這裡尤其要提到一點,就是現在社會上對律師評價不高,誠然有我前面所說的各種制度和觀念上的理由,但律師是否也應該常常自省——我們自身的職業道德和職業倫理有沒有問題呢?在國外,律師的好壞,國家的安全影響很大,歐美各國的政治家大半是出身於律師的,所以他們辦理法律教育者,對於法律倫理學一課頗為重視。在中國,律師現在還沒有這樣的政治地位,但不能因此就放開了這個要求,無論是於現在的具體的當事人,還是將來的可能的社會整體,律師的倫理道德都是極其重要的。但無庸諱言,眼下的情況卻並不樂觀。拋開個人的因素,這裡的責任恐怕也有大學教育一份,即法學教育中對於法律倫理的重視程度不夠。孫曉樓先生早就指出,"法律倫理學一課,是教我們於研究法律之外,注意到運用法律時在社會上所應有的態度。尤其是於執行律務時,使他知識、技能、品性方面都有相當的準備,明瞭自身對於法院的責任,如何接受案件。如何應對當事人,如何盡力保障人權,如何接受酬勞。諸如此類,都是指示和訓練律師在社會服務的時候,於自身對國家、社會以及當事人所不可不備的道德。誠然我們讀了法律,不是希望個個向執行律師的路上走的。不過執行律務,畢竟是我們研究法律的對社會最重要服務之一。"孫曉樓先生之所以看重法律倫理的教育,是因為他看到在民國的時候,"大部分的新律師,好的有道德的固不可說沒有;然而拿張律師證書,利用人民缺少法律知識去到處敲詐欺騙鄉愚的實在也不少。這樣的律師利己損人,甚或殘害人類的生命,哪裡談得到保障人權呢。"可貴的是他作為一個法律教育家,並沒有推卸自身的責任,在他看來,像這種沒道德的律師,社會上當然少一個好一個。"但律師界有這許多敗類,法律學校實應負其責,因為中國現有的法律學校專重於法律學的灌輸,而忘掉道德的訓育。""我不是說讀了法律倫理學,一定可以成為一個有道德的律師;我是說讀了法律倫理學至少可以使學生知道他們將來做律師時對於社會所負的使命,不致盲人瞎馬,去害人了,還要害自己。"
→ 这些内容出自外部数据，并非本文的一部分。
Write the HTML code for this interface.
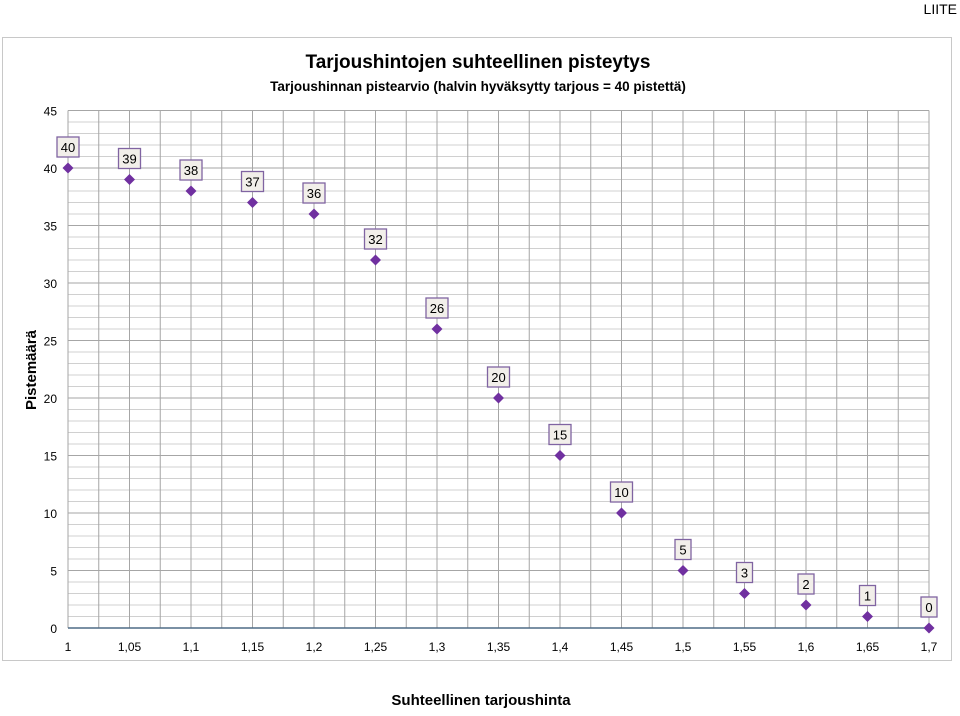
<!DOCTYPE html>
<html><head><meta charset="utf-8"><style>
body{margin:0;background:#fff;width:960px;height:711px;overflow:hidden;font-family:"Liberation Sans",sans-serif}
</style></head><body>
<svg width="960" height="711" xmlns="http://www.w3.org/2000/svg">
<text x="957" y="14" text-anchor="end" font-size="14">LIITE</text>
<rect x="2.5" y="37.5" width="949" height="623" fill="#fff" stroke="#c8c8c8"/>
<text x="478" y="68" text-anchor="middle" font-size="19" font-weight="bold">Tarjoushintojen suhteellinen pisteytys</text>
<text x="478" y="91" text-anchor="middle" font-size="13.5" font-weight="bold">Tarjoushinnan pistearvio (halvin hyväksytty tarjous = 40 pistettä)</text>
<text transform="translate(36,370) rotate(-90)" text-anchor="middle" font-size="15" font-weight="bold">Pistemäärä</text>
<text x="481" y="705" text-anchor="middle" font-size="15" font-weight="bold">Suhteellinen tarjoushinta</text>
<g id="grid"></g><g id="axes"></g><g id="marks"></g>
</svg>
<script>
const xValues=[1,1.05,1.1,1.15,1.2,1.25,1.3,1.35,1.4,1.45,1.5,1.55,1.6,1.65,1.7];
const yValues=[40,39,38,37,36,32,26,20,15,10,5,3,2,1,0];
const yTicks=[0,5,10,15,20,25,30,35,40,45];
const xTickLabels=["1","1,05","1,1","1,15","1,2","1,25","1,3","1,35","1,4","1,45","1,5","1,55","1,6","1,65","1,7"];
const NS="http://www.w3.org/2000/svg";
const X0=68,X1=929,Y0=628,Y1=110.5;
const sx=v=>X0+(v-1)/(0.7)*(X1-X0);
const sy=v=>Y0-v/45*(Y0-Y1);
function mk(tag,attrs,parent,txt){const e=document.createElementNS(NS,tag);for(const k in attrs)e.setAttribute(k,attrs[k]);if(txt!==undefined)e.textContent=txt;document.getElementById(parent).appendChild(e);return e;}
for(let i=0;i<=45;i++){const y=sy(i);const l=mk('line',{x1:X0,x2:X1,y1:y,y2:y,stroke:i%5==0?'#a6a6a6':'#d0d0d0','stroke-width':1},'grid');

}
for(let i=0;i<=28;i++){const x=sx(1+i*0.025);const l=mk('line',{x1:x,x2:x,y1:Y1,y2:Y0,stroke:'#a6a6a6','stroke-width':1},'grid');

}
const ax=mk('line',{x1:X0,x2:X1,y1:Y0,y2:Y0,stroke:'#4f6b86','stroke-width':1.5},'axes');


yTicks.forEach(t=>{const e=mk('text',{x:57,y:sy(t)+5,'text-anchor':'end','font-size':12},'axes',String(t));

});
xValues.forEach((v,i)=>{const e=mk('text',{x:sx(v),y:651,'text-anchor':'middle','font-size':12},'axes',xTickLabels[i]);

});
xValues.forEach((v,i)=>{const x=sx(v),y=sy(yValues[i]);
const p=mk('polygon',{points:`${x},${y-5.5} ${x+5.5},${y} ${x},${y+5.5} ${x-5.5},${y}`,fill:'#7030a0'},'marks');


const s=String(yValues[i]);const w=s.length>1?22:16;
const r=mk('rect',{x:x-w/2,y:y-31,width:w,height:20,fill:'#f2efea',stroke:'#8064a2','stroke-width':1.3},'marks');


const t=mk('text',{x:x,y:y-16,'text-anchor':'middle','font-size':13},'marks',s);

});
</script>
</body></html>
我在這裡大段地引孫先生的話,並非為了偷懶。而是想讓讀者諸君明白,這法律倫理一課的教育,實在是重要之極。六十年前的教誨和告誡,在今天並沒有過時,反而因為隨著法治國家的逐步建立,對律師和辦教育者的警醒作用越來越大。幾十年前兵荒馬亂時的律師界和教育界尚有這樣的自覺,如果我們於今日反而做得更差,那可真是愧對先人了。

餘論:一點感慨

1978 年 1 月 22 日《朝日新聞》在特派員電訊中報導題為"美國律師社會的來臨",描寫了美國人從出生到死亡與律師之間的密切關係,引起了東方世界的重視。中國的律師社會何時會來臨?恐怕我們首先得解決沒有人願意去作辯護律師的現狀。不然,律師界若喪失了對於民眾最重要利益的最後一道保護手段,那麼即使民商代理和非訴業務再發達,也只是一種虛假的繁榮。因為這個行業最終可能將完全成為"一種大公司的附庸而忽略了利用自己的權力保護大眾的義務",這也就意味著律師將喪失其獨立存在的品格。

不管怎樣,如果一個社會果真要"殺死所有的律師",那就意味著失去了"辯護"這件上帝賜予人類的最好禮物,我們最終也只能去宗教裡尋求上帝的幫助了。

可是如何擺脫這種業已出現困境?從上文的分析可以看出,這種解決至少需要向四個方面努力:

一是利用控辯制改革的契機,堅決將控辯平等、法官中立的思路貫徹到以庭審為中心的刑事訴訟的各個階段,這種努力更多的要依靠自上而下的力量;

二是在法律共同體的建構中,爭取律師的一席之地,律師界要多發言,多參與,不僅僅限於在《中國律師》這樣的自家刊物上活躍,要利用各種機會與其他共同體成員對話、合作、交流,對於這種努力,律師界應該有足夠的自覺;

三是民眾對於律師的觀念和看法如何轉變,這當然是一個社會發展過程中的文化生成問題,不能依靠某一群體獨立完成,但律師界在執業中對行業道德和操守的自愛和自律,至少是一種尋求改變的姿態;

四是法學教育模式的轉換,要注重對實務人才的培養,尤其是法律技能和職業道德的培養,這將是高校和律師界的共同任務。

在諸多問題未得到根本解決之前,刑事辯護之路決不會忽然間就變成通途。律師是司法系統和社會生活中的一個重要元素,辯護律師的權利和地位更是司法改革過程中的重要一環。也正因為如此,它與這個系統整體和系統中的其他因素息息相關,不可能獨自生長:看起來似乎是單個問題,實際上依賴於整個司法和社會大環境的改善。當前司法改革的進程緩慢而且艱難,其背後有深刻的政治、經濟和傳統文化等諸多原因,絕非一日之功。而法律共同體的建構、民眾法律意識的進步以及法學教育模式的轉換也都不是朝夕之間便可完成的事業。本文之所以沒有在文章最後給出更多的所謂"建議"和"對策",正是這個原因企圖窮盡所有的知識,用幾篇文章的規劃就能有效地指導和改變刑事辯護的現狀,那是唯理主義的謬妄。一切都需要時間來促成,這之中,也許我們能做的,就是在前行途中,不管面對可能出現的多少困難和挫折,都不懈地、默默地努力。